An advance against your merchant account isn’t a loan, it is an advance. That means instead of making payments that are relatively predictable over a term, you’re agreeing to pay a portion of the total credit card receipts your business generates until the advance and any associated fees are covered. The percentage of your receipts you turn over and the cost of capital are both determined by the size of the advance you need relative to your income. Like other forms of financing, merchant cash advance deals cost more if the lender perceives a high risk associated with the transaction.
How It Works
When you need working capital ahead of an anticipated busy period, an MCA provides you with a lump sum of cash to use as you see fit. The payments are tied to your income, so while you are working on preparing for the busy period, they are relatively small. When your sales go up, the payments scale. As a result, the right timing can lead to a fast payoff and minimal financing charges.

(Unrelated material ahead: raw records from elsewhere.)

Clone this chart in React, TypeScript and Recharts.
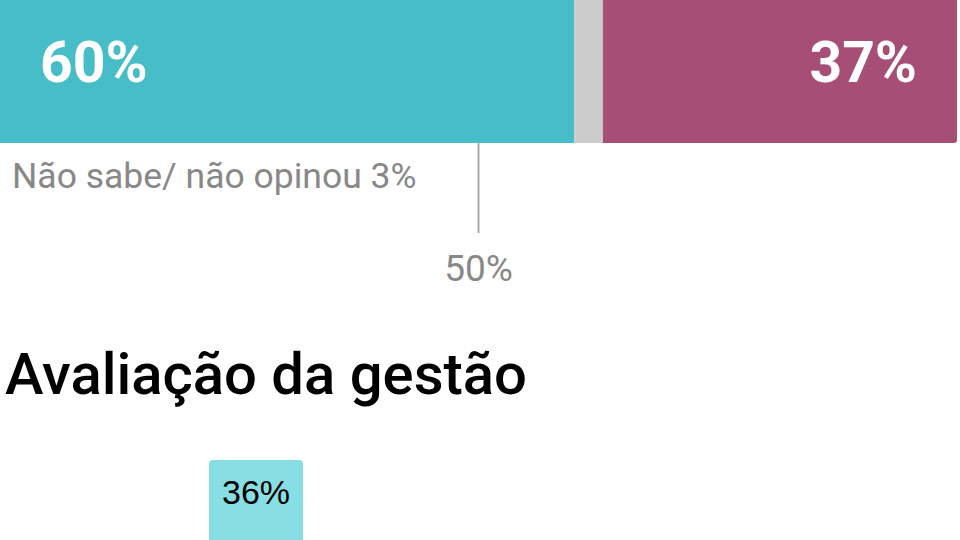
import { Bar, BarChart, LabelList, XAxis, YAxis } from 'recharts';

// top stacked bar: approval split
const topCategory = ['Aprovação'];
const approve = [60];
const noOpinion = [3];
const disapprove = [37];
const referenceTicks = [50];

// bottom column chart (only the first column is visible)
const evalCategories = ['Ótimo/bom'];
const evalValues = [36];

const topData = topCategory.map((name, i) => ({
    name,
    approve: approve[i],
    noOpinion: noOpinion[i],
    disapprove: disapprove[i],
}));

const evalData = evalCategories.map((name, i) => ({ name, value: evalValues[i] }));

const pct = (v: number) => `${v}%`;

export default function App() {
    return (
        <div
            style={{
                position: 'fixed',
                left: 0,
                top: 0,
                width: 960,
                height: 540,
                overflow: 'hidden',
                background: '#fff',
                fontFamily: 'Roboto, sans-serif',
            }}
        >
            <div style={{ position: 'absolute', left: 0, top: -20 }}>
                <BarChart
                    width={957}
                    height={330}
                    data={topData}
                    layout="vertical"
                    margin={{ top: 0, right: 0, bottom: 0, left: 0 }}
                    barCategoryGap={0}
                >
                    <XAxis
                        type="number"
                        domain={[0, 100]}
                        ticks={referenceTicks}
                        tickFormatter={pct}
                        axisLine={false}
                        tickSize={90}
                        tickMargin={22}
                        height={167}
                        tickLine={{ stroke: '#aaaaaa', strokeWidth: 2 }}
                        tick={{ fill: '#888888', fontSize: 37, fontFamily: 'Roboto, sans-serif' }}
                    />
                    <YAxis type="category" dataKey="name" hide />
                    <Bar dataKey="approve" stackId="a" fill="#47bec7" isAnimationActive={false}>
                        <LabelList
                            dataKey="approve"
                            position="insideLeft"
                            offset={40}
                            formatter={pct}
                            fill="#ffffff"
                            style={{ fontSize: 57, fontWeight: 700, fontFamily: 'Roboto, sans-serif' }}
                        />
                    </Bar>
                    <Bar dataKey="noOpinion" stackId="a" fill="#cccccc" isAnimationActive={false} />
                    <Bar
                        dataKey="disapprove"
                        stackId="a"
                        fill="#a64e76"
                        radius={[0, 3, 3, 0]}
                        isAnimationActive={false}
                    >
                        <LabelList
                            dataKey="disapprove"
                            position="insideRight"
                            offset={40}
                            formatter={pct}
                            fill="#ffffff"
                            style={{ fontSize: 57, fontWeight: 700, fontFamily: 'Roboto, sans-serif' }}
                        />
                    </Bar>
                </BarChart>
            </div>

            <div
                style={{
                    position: 'absolute',
                    left: 12,
                    top: 155,
                    fontSize: 35.5,
                    color: '#888888',
                    whiteSpace: 'nowrap',
                }}
            >
                Não sabe/ não opinou 3%
            </div>

            <div
                style={{
                    position: 'absolute',
                    left: 5,
                    top: 340,
                    fontSize: 58,
                    fontWeight: 500,
                    color: '#000000',
                    whiteSpace: 'nowrap',
                }}
            >
                Avaliação da gestão
            </div>

            <div style={{ position: 'absolute', left: 0, top: 430 }}>
                <BarChart
                    width={512}
                    height={300}
                    data={evalData}
                    margin={{ top: 0, right: 0, bottom: 0, left: 0 }}
                >
                    <XAxis dataKey="name" hide />
                    <YAxis domain={[0, 40]} hide />
                    <Bar
                        dataKey="value"
                        fill="#88dfe3"
                        barSize={94}
                        radius={[4, 4, 0, 0]}
                        isAnimationActive={false}
                    >
                        <LabelList
                            dataKey="value"
                            position="insideTop"
                            offset={20}
                            formatter={pct}
                            fill="#000000"
                            style={{ fontSize: 34, fontFamily: 'Liberation Sans, Arial, sans-serif' }}
                        />
                    </Bar>
                </BarChart>
            </div>
        </div>
    );
}
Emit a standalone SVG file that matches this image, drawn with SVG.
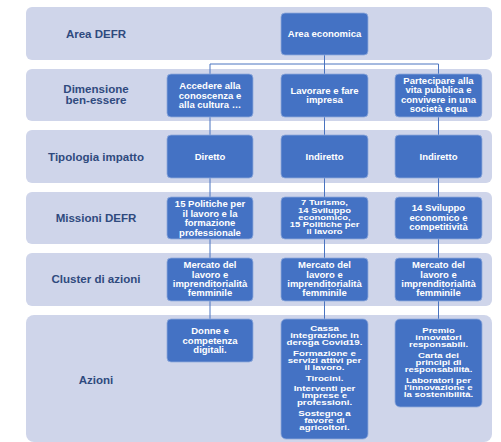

So when does that work out? Many successful retailers use the merchant cash advance to load up on inventory just before an anticipated busy season. Booksellers use them to stock up on anticipated bestsellers by popular authors. Package liquor stores frequently turn to them to load up on soda, adult beverages, and snacks before holidays. Even clothing retailers often turn to them to stock up on seasonal fashions, allowing them to refresh inventory a couple times a year without cramping the business’s cash flow.
Who Qualifies for an MCA?
Businesses in any industry that do a significant portion of their sales through credit cards and other electronic transactions that use the business’s merchant account can use MCAs. They work just as well for online businesses and offline ones. In addition to that, requirements include income disclosures for total income and a credit report. Applications tend to process within three to five days, and most lenders distribute money within a week of application.